If you are taking a home loan to finance your first home, you are likely to find it difficult to sort through all the financing options and processes. You should take ample time to decide how much you can afford to pay as a down payment and how much monthly expense can you bear with your income. Consider the types of interest rate options and choose wisely based on your future financial progress and the overall forecast of the value of the housing market industry. Be aware of the additional expenses that come with a home loan which can increase your effective cost. If you can afford to pay a larger amount as a down payment, you will gain more negotiating power with the banks, and it will help you to substantially bring down overall the loan expense. The weight of a larger loan amount comes with longer tenure and total interest expense. While you may seek the help of a home loan broker to figure out the best option, only you can serve yourself better by knowing your priorities for a home loan.
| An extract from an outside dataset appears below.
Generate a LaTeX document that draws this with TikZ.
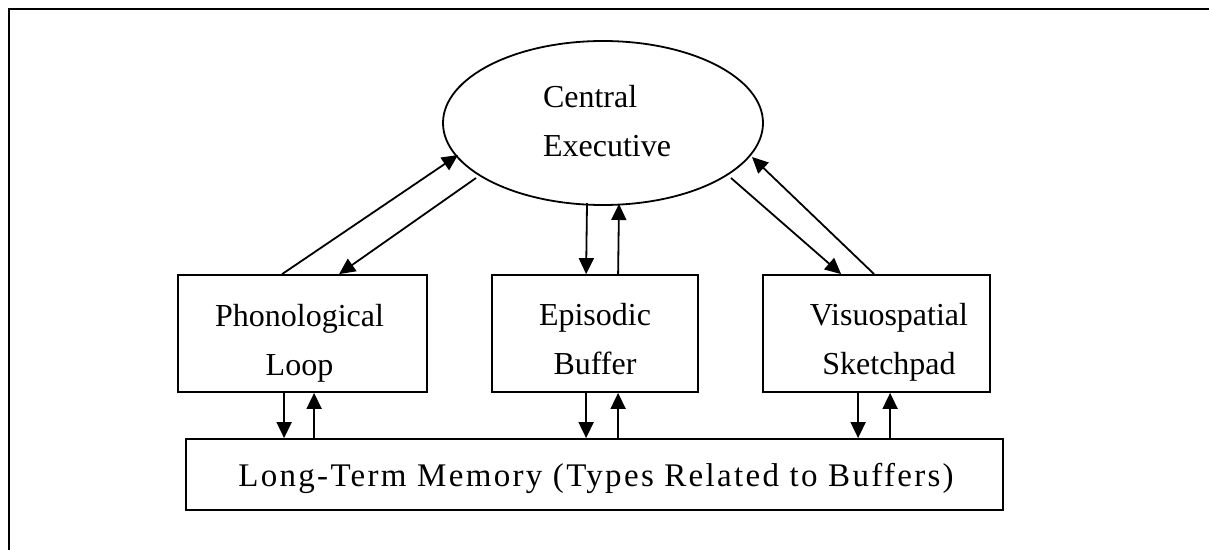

Can I change my interest rate type in the middle of my loan tenure?
Ans: Unfortunately, no. Once you choose a loan scheme, you are bound to abide by the rules till the end of the tenure.
Can I take multiple home loans from different banks to finance the same property?
Ans: Yes. There are no legal barriers. If the banks find you eligible, you may take multiple loans to finance the same property.
Can I extend the tenure of my home loan?
Ans: Yes, you can. But the highest you can extend is up to 30 years. Another important thing is that the banks will allow you to pay interest till you are 60 years old. So, if you are 45 years old, the longest tenure you will get is 15 years.
What does an EMI mean?
Ans: EMI stands for Equated Monthly Installment. It includes both the repayment of the principal amount and the payment of the interest amount in a predefined ratio.
How much can I downpayment while taking a home loan?
Ans: The amount may vary depending on the total cost of the property, income, and savings. Usually, a 20% down payment is widely considered to be the ideal down payment amount for most home loan services.